** Start of Given material **
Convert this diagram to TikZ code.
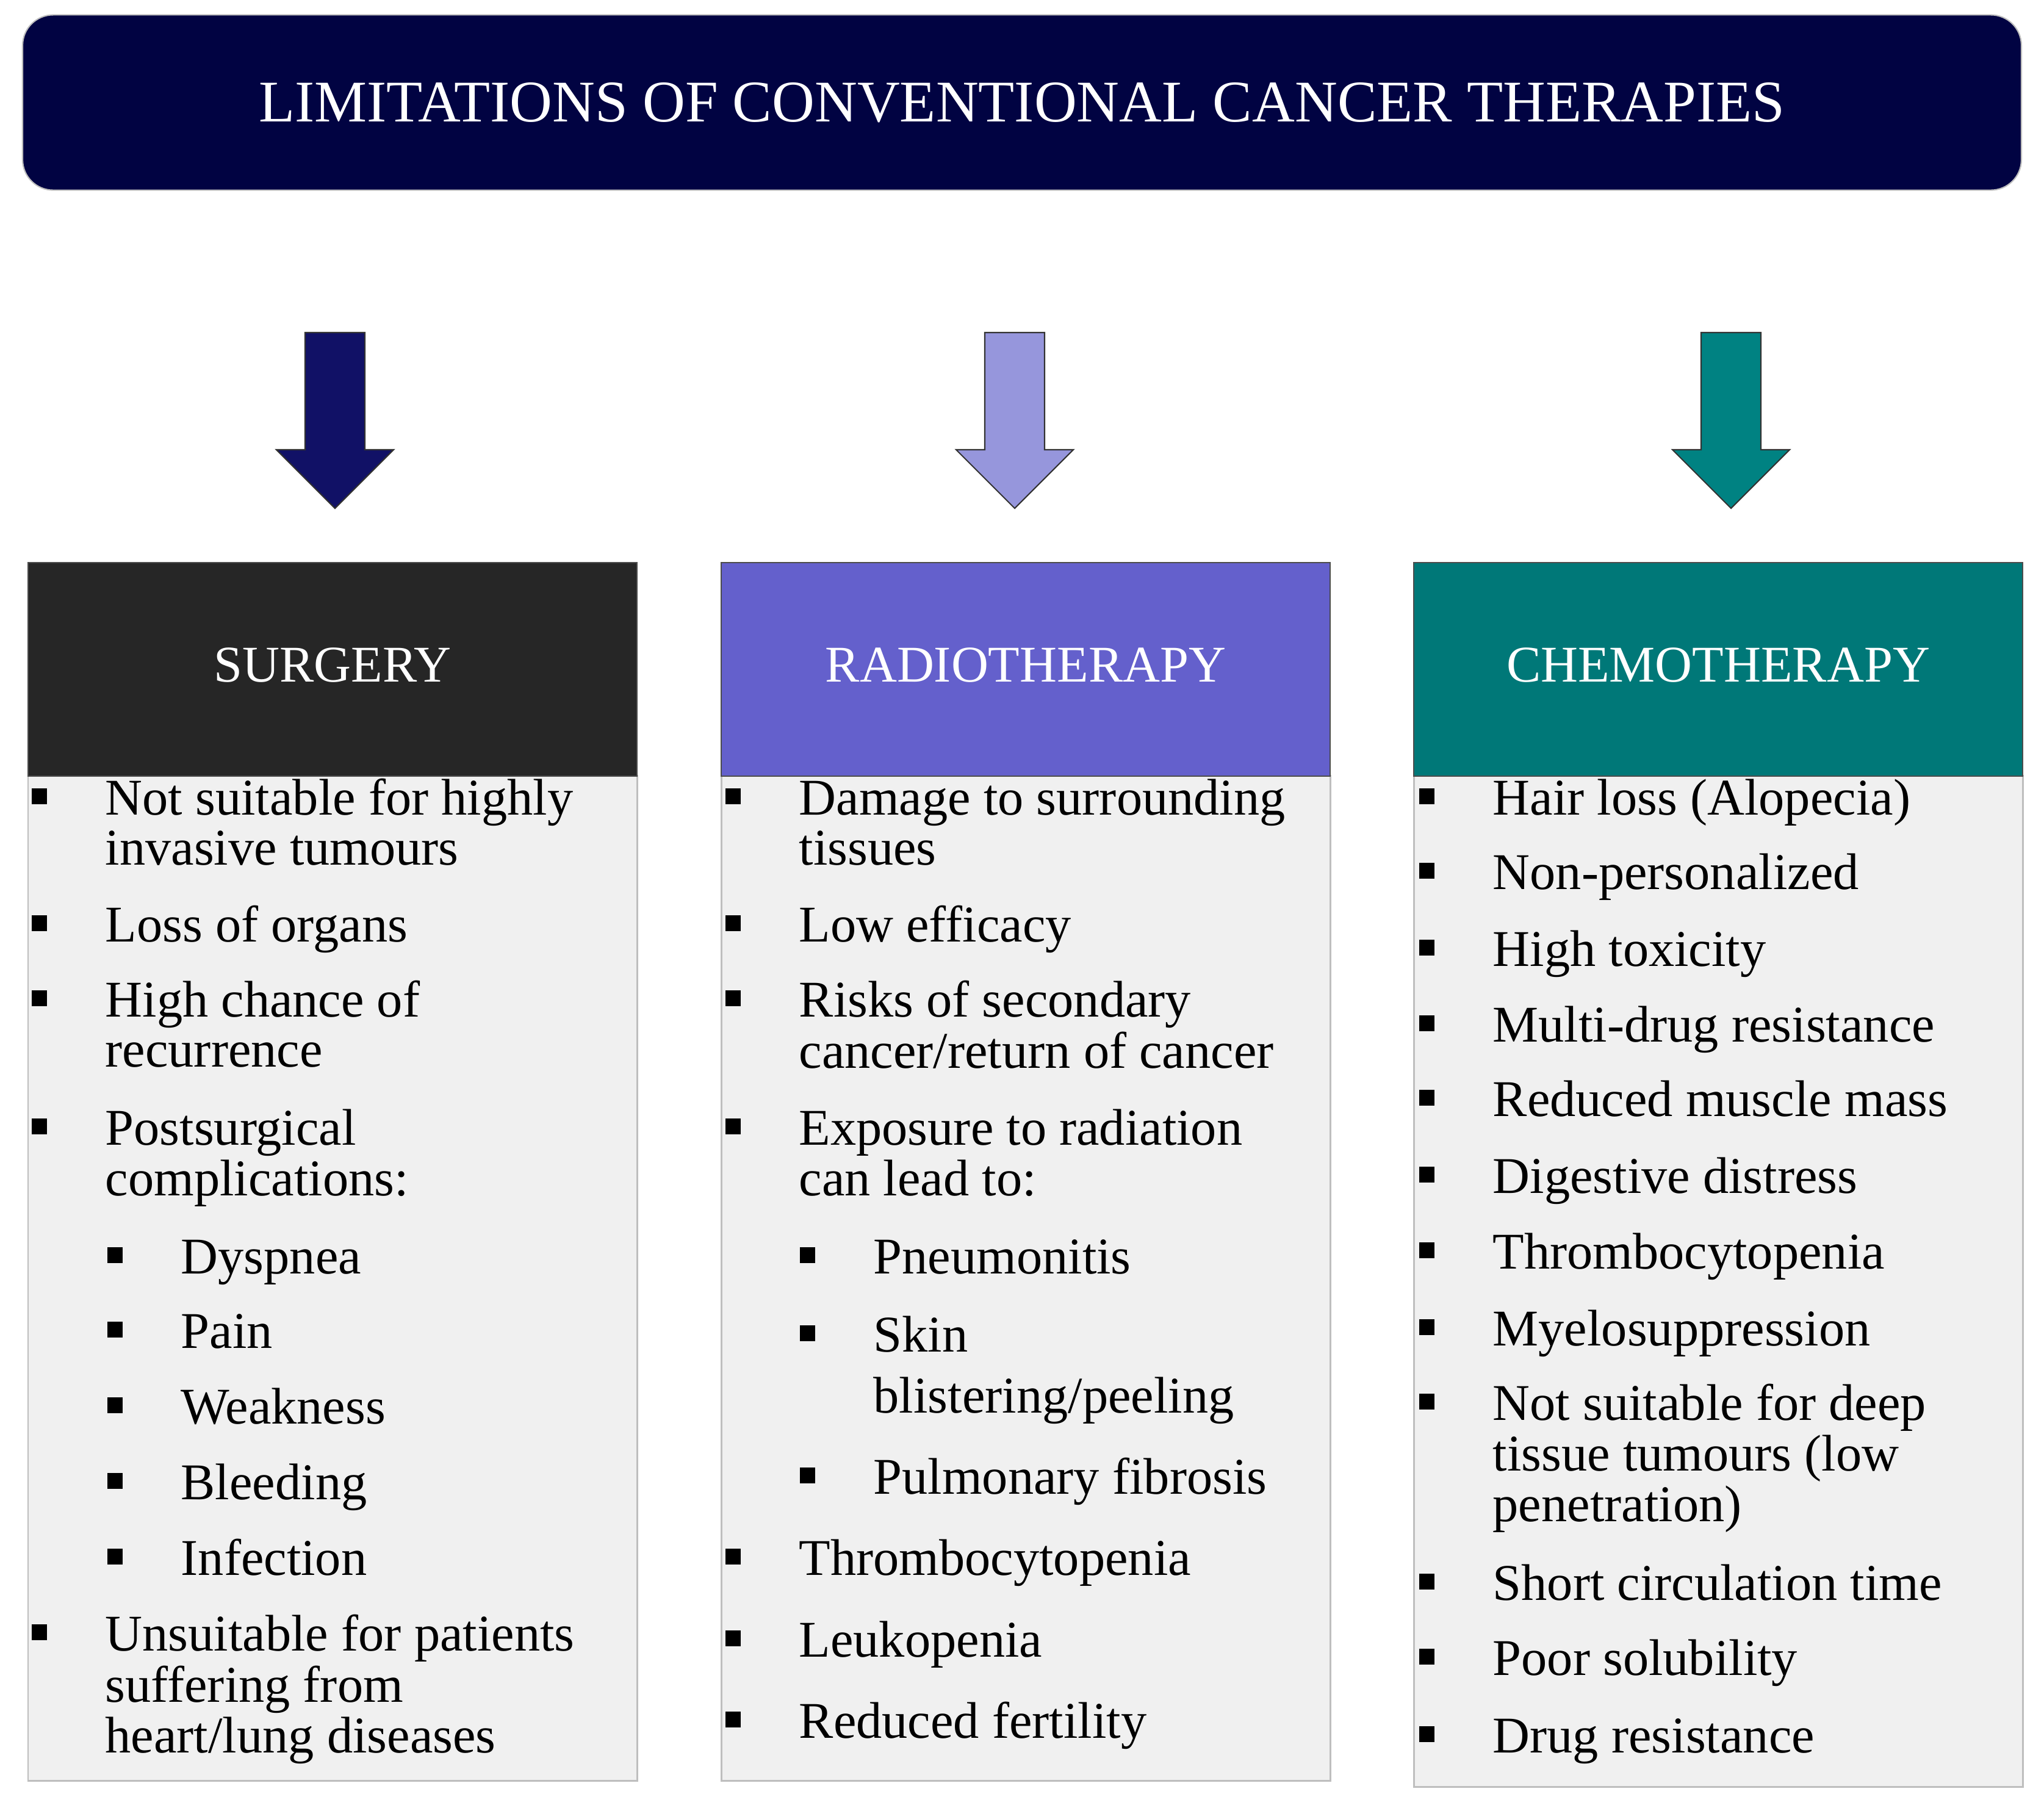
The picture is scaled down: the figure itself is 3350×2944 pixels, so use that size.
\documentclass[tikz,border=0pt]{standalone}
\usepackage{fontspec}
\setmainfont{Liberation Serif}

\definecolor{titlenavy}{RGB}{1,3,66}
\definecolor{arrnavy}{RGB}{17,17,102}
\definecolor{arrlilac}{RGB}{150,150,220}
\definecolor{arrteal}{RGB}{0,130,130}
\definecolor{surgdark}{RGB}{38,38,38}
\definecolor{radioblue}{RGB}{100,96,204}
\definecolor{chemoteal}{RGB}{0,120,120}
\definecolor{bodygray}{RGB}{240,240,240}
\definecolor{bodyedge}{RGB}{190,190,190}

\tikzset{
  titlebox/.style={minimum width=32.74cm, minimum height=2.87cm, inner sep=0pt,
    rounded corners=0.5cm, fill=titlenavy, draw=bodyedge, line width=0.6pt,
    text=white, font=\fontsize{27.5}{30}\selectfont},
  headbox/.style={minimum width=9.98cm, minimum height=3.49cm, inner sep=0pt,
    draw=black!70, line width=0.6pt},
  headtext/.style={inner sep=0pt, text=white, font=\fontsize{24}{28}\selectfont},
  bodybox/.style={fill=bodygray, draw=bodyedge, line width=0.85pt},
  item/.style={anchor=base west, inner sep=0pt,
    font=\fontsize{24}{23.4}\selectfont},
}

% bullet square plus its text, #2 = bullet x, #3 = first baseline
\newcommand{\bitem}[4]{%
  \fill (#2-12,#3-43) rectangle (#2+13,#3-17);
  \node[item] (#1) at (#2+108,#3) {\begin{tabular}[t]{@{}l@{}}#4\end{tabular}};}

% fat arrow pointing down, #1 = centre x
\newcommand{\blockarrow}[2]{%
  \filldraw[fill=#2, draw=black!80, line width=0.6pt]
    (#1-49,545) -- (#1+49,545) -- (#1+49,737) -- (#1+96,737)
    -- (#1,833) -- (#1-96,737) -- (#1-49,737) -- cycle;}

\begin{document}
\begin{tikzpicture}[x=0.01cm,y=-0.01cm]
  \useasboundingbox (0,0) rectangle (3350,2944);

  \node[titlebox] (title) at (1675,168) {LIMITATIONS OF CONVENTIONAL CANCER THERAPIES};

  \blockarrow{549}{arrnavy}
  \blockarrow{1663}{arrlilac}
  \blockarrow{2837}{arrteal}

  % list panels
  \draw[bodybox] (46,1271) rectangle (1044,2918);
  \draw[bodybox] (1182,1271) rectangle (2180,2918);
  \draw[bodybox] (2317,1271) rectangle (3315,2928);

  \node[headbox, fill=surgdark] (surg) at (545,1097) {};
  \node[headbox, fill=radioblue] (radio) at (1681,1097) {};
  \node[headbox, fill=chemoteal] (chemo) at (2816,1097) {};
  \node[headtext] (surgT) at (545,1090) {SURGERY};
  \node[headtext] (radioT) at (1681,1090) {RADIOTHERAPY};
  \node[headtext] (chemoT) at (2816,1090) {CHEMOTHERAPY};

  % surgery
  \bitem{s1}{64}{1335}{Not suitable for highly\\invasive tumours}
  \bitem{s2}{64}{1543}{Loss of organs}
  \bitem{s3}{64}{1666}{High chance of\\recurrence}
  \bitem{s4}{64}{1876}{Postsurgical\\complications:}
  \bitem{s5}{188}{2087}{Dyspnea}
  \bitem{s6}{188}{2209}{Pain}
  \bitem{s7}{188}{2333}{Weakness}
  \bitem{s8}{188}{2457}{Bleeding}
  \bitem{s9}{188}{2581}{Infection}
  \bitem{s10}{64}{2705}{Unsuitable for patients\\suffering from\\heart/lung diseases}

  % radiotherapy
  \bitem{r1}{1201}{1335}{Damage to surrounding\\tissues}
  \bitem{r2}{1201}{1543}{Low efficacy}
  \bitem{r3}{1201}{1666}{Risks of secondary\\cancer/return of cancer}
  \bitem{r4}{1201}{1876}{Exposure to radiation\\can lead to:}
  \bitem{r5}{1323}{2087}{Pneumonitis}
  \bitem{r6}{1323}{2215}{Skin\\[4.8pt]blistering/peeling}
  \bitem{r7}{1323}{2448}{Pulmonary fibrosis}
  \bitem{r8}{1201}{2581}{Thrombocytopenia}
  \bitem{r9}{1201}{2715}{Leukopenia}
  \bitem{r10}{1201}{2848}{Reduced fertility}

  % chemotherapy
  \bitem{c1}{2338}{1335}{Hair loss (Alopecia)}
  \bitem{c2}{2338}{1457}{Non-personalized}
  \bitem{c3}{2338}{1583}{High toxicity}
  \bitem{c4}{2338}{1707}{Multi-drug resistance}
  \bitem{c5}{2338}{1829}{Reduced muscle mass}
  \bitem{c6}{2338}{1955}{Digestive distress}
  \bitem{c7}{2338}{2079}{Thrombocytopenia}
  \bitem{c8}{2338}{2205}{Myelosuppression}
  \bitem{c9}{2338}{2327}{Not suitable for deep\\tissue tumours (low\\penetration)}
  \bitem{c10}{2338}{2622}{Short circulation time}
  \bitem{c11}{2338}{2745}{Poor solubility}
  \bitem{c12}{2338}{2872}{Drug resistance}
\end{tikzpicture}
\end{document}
** End of Given material **
▸ **Exercise requirements**: Every line is to be duplicated exactly, though pictures stay out.

▸ **Full output**:
Convert this diagram to TikZ code.
The picture is scaled down: the figure itself is 3350×2944 pixels, so use that size.
\documentclass[tikz,border=0pt]{standalone}
\usepackage{fontspec}
\setmainfont{Liberation Serif}

\definecolor{titlenavy}{RGB}{1,3,66}
\definecolor{arrnavy}{RGB}{17,17,102}
\definecolor{arrlilac}{RGB}{150,150,220}
\definecolor{arrteal}{RGB}{0,130,130}
\definecolor{surgdark}{RGB}{38,38,38}
\definecolor{radioblue}{RGB}{100,96,204}
\definecolor{chemoteal}{RGB}{0,120,120}
\definecolor{bodygray}{RGB}{240,240,240}
\definecolor{bodyedge}{RGB}{190,190,190}

\tikzset{
  titlebox/.style={minimum width=32.74cm, minimum height=2.87cm, inner sep=0pt,
    rounded corners=0.5cm, fill=titlenavy, draw=bodyedge, line width=0.6pt,
    text=white, font=\fontsize{27.5}{30}\selectfont},
  headbox/.style={minimum width=9.98cm, minimum height=3.49cm, inner sep=0pt,
    draw=black!70, line width=0.6pt},
  headtext/.style={inner sep=0pt, text=white, font=\fontsize{24}{28}\selectfont},
  bodybox/.style={fill=bodygray, draw=bodyedge, line width=0.85pt},
  item/.style={anchor=base west, inner sep=0pt,
    font=\fontsize{24}{23.4}\selectfont},
}

% bullet square plus its text, #2 = bullet x, #3 = first baseline
\newcommand{\bitem}[4]{%
  \fill (#2-12,#3-43) rectangle (#2+13,#3-17);
  \node[item] (#1) at (#2+108,#3) {\begin{tabular}[t]{@{}l@{}}#4\end{tabular}};}

% fat arrow pointing down, #1 = centre x
\newcommand{\blockarrow}[2]{%
  \filldraw[fill=#2, draw=black!80, line width=0.6pt]
    (#1-49,545) -- (#1+49,545) -- (#1+49,737) -- (#1+96,737)
    -- (#1,833) -- (#1-96,737) -- (#1-49,737) -- cycle;}

\begin{document}
\begin{tikzpicture}[x=0.01cm,y=-0.01cm]
  \useasboundingbox (0,0) rectangle (3350,2944);

  \node[titlebox] (title) at (1675,168) {LIMITATIONS OF CONVENTIONAL CANCER THERAPIES};

  \blockarrow{549}{arrnavy}
  \blockarrow{1663}{arrlilac}
  \blockarrow{2837}{arrteal}

  % list panels
  \draw[bodybox] (46,1271) rectangle (1044,2918);
  \draw[bodybox] (1182,1271) rectangle (2180,2918);
  \draw[bodybox] (2317,1271) rectangle (3315,2928);

  \node[headbox, fill=surgdark] (surg) at (545,1097) {};
  \node[headbox, fill=radioblue] (radio) at (1681,1097) {};
  \node[headbox, fill=chemoteal] (chemo) at (2816,1097) {};
  \node[headtext] (surgT) at (545,1090) {SURGERY};
  \node[headtext] (radioT) at (1681,1090) {RADIOTHERAPY};
  \node[headtext] (chemoT) at (2816,1090) {CHEMOTHERAPY};

  % surgery
  \bitem{s1}{64}{1335}{Not suitable for highly\\invasive tumours}
  \bitem{s2}{64}{1543}{Loss of organs}
  \bitem{s3}{64}{1666}{High chance of\\recurrence}
  \bitem{s4}{64}{1876}{Postsurgical\\complications:}
  \bitem{s5}{188}{2087}{Dyspnea}
  \bitem{s6}{188}{2209}{Pain}
  \bitem{s7}{188}{2333}{Weakness}
  \bitem{s8}{188}{2457}{Bleeding}
  \bitem{s9}{188}{2581}{Infection}
  \bitem{s10}{64}{2705}{Unsuitable for patients\\suffering from\\heart/lung diseases}

  % radiotherapy
  \bitem{r1}{1201}{1335}{Damage to surrounding\\tissues}
  \bitem{r2}{1201}{1543}{Low efficacy}
  \bitem{r3}{1201}{1666}{Risks of secondary\\cancer/return of cancer}
  \bitem{r4}{1201}{1876}{Exposure to radiation\\can lead to:}
  \bitem{r5}{1323}{2087}{Pneumonitis}
  \bitem{r6}{1323}{2215}{Skin\\[4.8pt]blistering/peeling}
  \bitem{r7}{1323}{2448}{Pulmonary fibrosis}
  \bitem{r8}{1201}{2581}{Thrombocytopenia}
  \bitem{r9}{1201}{2715}{Leukopenia}
  \bitem{r10}{1201}{2848}{Reduced fertility}

  % chemotherapy
  \bitem{c1}{2338}{1335}{Hair loss (Alopecia)}
  \bitem{c2}{2338}{1457}{Non-personalized}
  \bitem{c3}{2338}{1583}{High toxicity}
  \bitem{c4}{2338}{1707}{Multi-drug resistance}
  \bitem{c5}{2338}{1829}{Reduced muscle mass}
  \bitem{c6}{2338}{1955}{Digestive distress}
  \bitem{c7}{2338}{2079}{Thrombocytopenia}
  \bitem{c8}{2338}{2205}{Myelosuppression}
  \bitem{c9}{2338}{2327}{Not suitable for deep\\tissue tumours (low\\penetration)}
  \bitem{c10}{2338}{2622}{Short circulation time}
  \bitem{c11}{2338}{2745}{Poor solubility}
  \bitem{c12}{2338}{2872}{Drug resistance}
\end{tikzpicture}
\end{document}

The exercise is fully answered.